Since the 2015 Queen Mary Arbitration Survey identified the speed and cost of proceedings as one of the key concerns of arbitration users, institutions have been busy amending their procedural rules and guidance notes with measures designed to increase the efficiency of arbitration – from expedited procedures to sanctioning arbitrators for late delivery of awards. In 2016, the Singapore International Arbitration Centre (SIAC) was the first institution to include an express provision for the early dismissal of manifestly unmeritorious claims and defences in its commercial arbitration rules (a similar provision has long existed in investment arbitrations governed by the ICSID Arbitration Rules). The Stockholm Chamber of Commerce (SCC) followed suit earlier this year.

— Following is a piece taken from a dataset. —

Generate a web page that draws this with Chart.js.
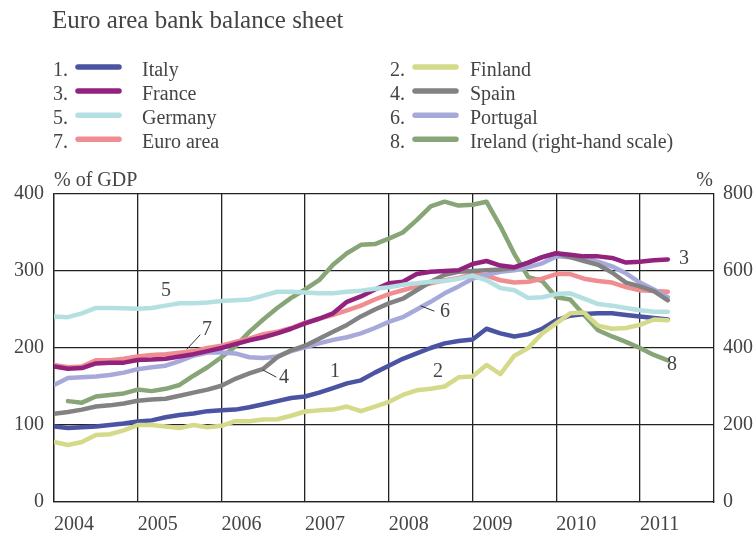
<!DOCTYPE html>
<html>
<head>
<meta charset="utf-8">
<script src="https://cdn.jsdelivr.net/npm/chart.js@4.4.0/dist/chart.umd.min.js"></script>
<style>
  html, body { margin: 0; padding: 0; background: #fff; }
  canvas { display: block; }
</style>
</head>
<body>
<canvas id="myChart" width="756" height="535" style="width:756px;height:535px"></canvas>
<script>
// bi-monthly observations, Jan 2004 .. May 2011
const dates = Array.from({ length: 45 }, (_, i) => 2004 + i / 6);
const years = [2004, 2005, 2006, 2007, 2008, 2009, 2010, 2011];
const leftTicks = [0, 100, 200, 300, 400];
const rightTicks = [0, 200, 400, 600, 800];

// % of GDP
const italy = [98, 96, 97, 98, 100, 102, 104.5, 106, 110, 113, 115, 118, 119, 120, 123, 127, 131, 135, 137, 142, 148, 154, 158, 168, 177, 186, 193, 200, 206, 209, 211, 225, 219, 215, 218, 225, 236, 242, 244, 245, 245, 243, 241, 239, 237];
const finland = [78, 74, 78, 87, 88, 93, 100, 100, 98, 96, 100, 97, 99, 105, 105, 107, 107.5, 112, 117.5, 119, 120, 124, 118, 124, 130, 139, 145, 147, 150, 162, 163, 178, 166, 190, 200, 219, 232, 245, 246, 229, 225, 226, 230, 237, 236];
const france = [176, 173, 174, 180, 181, 181, 184.5, 185, 186, 189, 192, 196, 200, 205, 210, 214, 219, 225, 232, 238, 245, 260, 267, 276, 284, 286, 296, 299, 300, 301, 309, 313, 307, 305, 311, 318, 323, 321, 319, 319, 317, 311, 312, 314, 315];
const spain = [114.5, 117, 120, 124, 125.5, 128, 131.5, 133, 134, 138, 142, 146, 151, 160, 167, 173, 188, 197, 203, 212, 221, 230, 241, 250, 258, 264, 275, 286, 295, 299, 300, 301, 302, 304, 311, 318, 323, 318, 313, 308, 298, 285, 280, 274, 262];
const germany = [241, 240, 245, 252, 252, 251.5, 251, 252, 255, 258, 258, 259, 261, 262, 263, 268, 273, 273, 272, 271, 271, 273, 274.5, 277, 279, 282, 284, 286, 287, 290, 294, 288, 278, 275, 265, 266, 270, 271, 264, 257, 255, 252, 249, 247, 247];
const portugal = [152, 161, 162, 163, 165, 168, 172.5, 175, 177, 183, 190, 194, 194, 193, 188, 187, 189, 196, 201, 206, 210.5, 214, 219, 226, 234, 240, 250, 260, 271, 280, 290, 295, 299, 301, 305, 310, 319, 318, 317, 312, 306, 297, 285, 276, 266];
const euroArea = [178, 175, 176, 184, 184, 186, 189, 191, 192, 194, 196, 200, 203, 208, 212, 218, 221, 226, 233, 238, 243, 249, 255, 263, 270, 275, 280, 284, 288, 291, 296, 294, 288, 285, 286, 290, 296, 296, 290, 287, 285, 279, 275, 274, 273];
// right-hand scale, %
const ireland = [null, 262, 258, 274, 278, 282, 292, 288, 294, 304, 328, 350, 376, 404, 442, 474, 504, 530, 552, 576, 616, 646, 668, 670, 684, 700, 732, 768, 780, 770, 772, 780, 716, 644, 584, 574, 532, 526, 486, 446, 430, 416, 400, 382, 368];

const series = [
  { num: 5, label: "Germany", values: germany, color: "#b5e0e2", axis: "y" },
  { num: 3, label: "France", values: france, color: "#93227f", axis: "y" },
  { num: 4, label: "Spain", values: spain, color: "#828282", axis: "y" },
  { num: 6, label: "Portugal", values: portugal, color: "#a7a9da", axis: "y" },
  { num: 7, label: "Euro area", values: euroArea, color: "#f08d90", axis: "y" },
  { num: 2, label: "Finland", values: finland, color: "#d5da8b", axis: "y" },
  { num: 1, label: "Italy", values: italy, color: "#4a54a3", axis: "y" },
  { num: 8, label: "Ireland (right-hand scale)", values: ireland, color: "#87a576", axis: "y2" },
];

const FONT = "'Liberation Serif', 'DejaVu Serif', serif";
const TXT = "#444";

const datasets = series.map(s => ({
  label: s.label,
  data: s.values.map((v, i) => ({ x: dates[i], y: v })),
  borderColor: s.color,
  backgroundColor: s.color,
  borderWidth: 4.5,
  pointRadius: 0,
  tension: 0,
  borderCapStyle: "round",
  borderJoinStyle: "round",
  yAxisID: s.axis,
}));

const decorations = {
  id: "decorations",
  afterDraw(chart) {
    const ctx = chart.ctx;
    ctx.save();
    ctx.fillStyle = TXT;
    ctx.textBaseline = "alphabetic";
    ctx.textAlign = "left";
    ctx.font = "25px " + FONT;
    ctx.fillText("Euro area bank balance sheet", 52, 28);

    // numbered legend, two columns
    ctx.font = "20px " + FONT;
    const sorted = [...series].sort((a, b) => a.num - b.num);
    sorted.forEach(s => {
      const col = (s.num - 1) % 2;
      const row = Math.floor((s.num - 1) / 2);
      const base = 76 + row * 24.1;
      const x0 = col === 0 ? 53 : 390;
      ctx.fillStyle = TXT;
      ctx.fillText(s.num + ".", x0, base);
      ctx.strokeStyle = s.color;
      ctx.lineWidth = 5.5;
      ctx.lineCap = "round";
      ctx.beginPath();
      ctx.moveTo(x0 + 25, base - 9);
      ctx.lineTo(x0 + 66, base - 9);
      ctx.stroke();
      ctx.fillText(s.label, col === 0 ? 142 : 470, base);
    });

    ctx.fillText("% of GDP", 54, 186);
    ctx.textAlign = "right";
    ctx.fillText("%", 713, 186);

    // series numbers on the plot
    ctx.textAlign = "center";
    ctx.textBaseline = "middle";
    const tags = [["5", 166, 291], ["7", 207, 330], ["4", 284, 378], ["1", 335, 372], ["6", 445, 312], ["2", 438, 372], ["3", 684, 259], ["8", 672, 365]];
    tags.forEach(t => ctx.fillText(t[0], t[1], t[2]));
    ctx.strokeStyle = "#333";
    ctx.lineWidth = 1;
    const leaders = [[187, 349, 200, 335], [263, 370, 276, 377], [421, 306, 434, 311]];
    leaders.forEach(l => {
      ctx.beginPath();
      ctx.moveTo(l[0], l[1]);
      ctx.lineTo(l[2], l[3]);
      ctx.stroke();
    });
    ctx.restore();
  },
};

const ctx = document.getElementById("myChart").getContext("2d");
new Chart(ctx, {
  type: "line",
  data: { datasets: datasets },
  plugins: [decorations],
  options: {
    responsive: false,
    animation: false,
    layout: { padding: { top: 194, left: 0, right: 0, bottom: 0 } },
    plugins: { legend: { display: false }, tooltip: { enabled: false } },
    scales: {
      x: {
        type: "linear",
        min: 2004,
        max: 2011.885,
        afterBuildTicks: s => { s.ticks = years.map(v => ({ value: v })); },
        afterFit: s => { s.height = 33; },
        grid: { color: "#222", lineWidth: 1.3, drawTicks: false },
        border: { color: "#222", width: 1.3 },
        ticks: {
          align: "start",
          autoSkip: false,
          maxRotation: 0,
          padding: 11,
          color: TXT,
          font: { family: FONT, size: 20 },
          callback: v => String(v),
        },
      },
      y: {
        position: "left",
        min: 0,
        max: 400,
        afterBuildTicks: s => { s.ticks = leftTicks.map(v => ({ value: v })); },
        afterFit: s => { s.width = 54; },
        grid: { color: "#222", lineWidth: 1.3, drawTicks: false },
        border: { color: "#222", width: 1.3 },
        ticks: { padding: 10, color: TXT, font: { family: FONT, size: 20 } },
      },
      y2: {
        position: "right",
        min: 0,
        max: 800,
        afterBuildTicks: s => { s.ticks = rightTicks.map(v => ({ value: v })); },
        afterFit: s => { s.width = 42; },
        grid: { drawOnChartArea: false, drawTicks: false },
        border: { color: "#222", width: 1.3 },
        ticks: { padding: 9, color: TXT, font: { family: FONT, size: 20 } },
      },
    },
  },
});
</script>
</body>
</html>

The attraction of summary procedures is not to be underestimated. When the ICC released its report on financial institutions and international arbitration in September 2016, it identified the ability to obtain summary judgment from the New York or English courts as one of the reasons why financial institutions have traditionally opted for litigation over arbitration. It is not therefore surprising that arbitration institutions heeded the call and began adopting specific procedures for summary dismissal of claims.

Some may say, rightly, that it has always been open to tribunals as part of their case management powers to adopt the procedure they deem most suitable in each case, which may include summary disposition of claims. That is indeed the approach that the ICC has taken in its practice note: while the ICC Rules have not been amended, and do not therefore expressly provide for early dismissal of claims, the practice note confirms that such power derives from Article 22 of the Rules, which requires the tribunal to conduct the arbitration in an expeditious and cost-effective manner. By providing more detailed guidance on the applicable procedure, the ICC has given a clear signal to tribunals that they should be considering summary procedures where appropriate, and has managed parties’ procedural expectations. Although the ICC’s approach differs from that of SIAC or the SCC, which guarantees that through incorporation of the respective Rules the parties “sanction” the availability of summary procedure, it will nevertheless give comfort to tribunals faced with cases which are suitable for early dismissal. Of course, in proceedings where the powers of the decision-makers derive foremost from the agreement of the parties, robust procedural decisions are often subject to challenge. In a 2014 decision in Travis Coal v Essar, the English High Court rejected a challenge to an award rendered through a type of summary procedure, but unsuccessful parties are likely to use similar “denial of due process” arguments in the future in an attempt to resist an adverse award. It will be more difficult to do so where there are express provisions, either in the Rules or institutional guidance notes, that embrace summary procedures.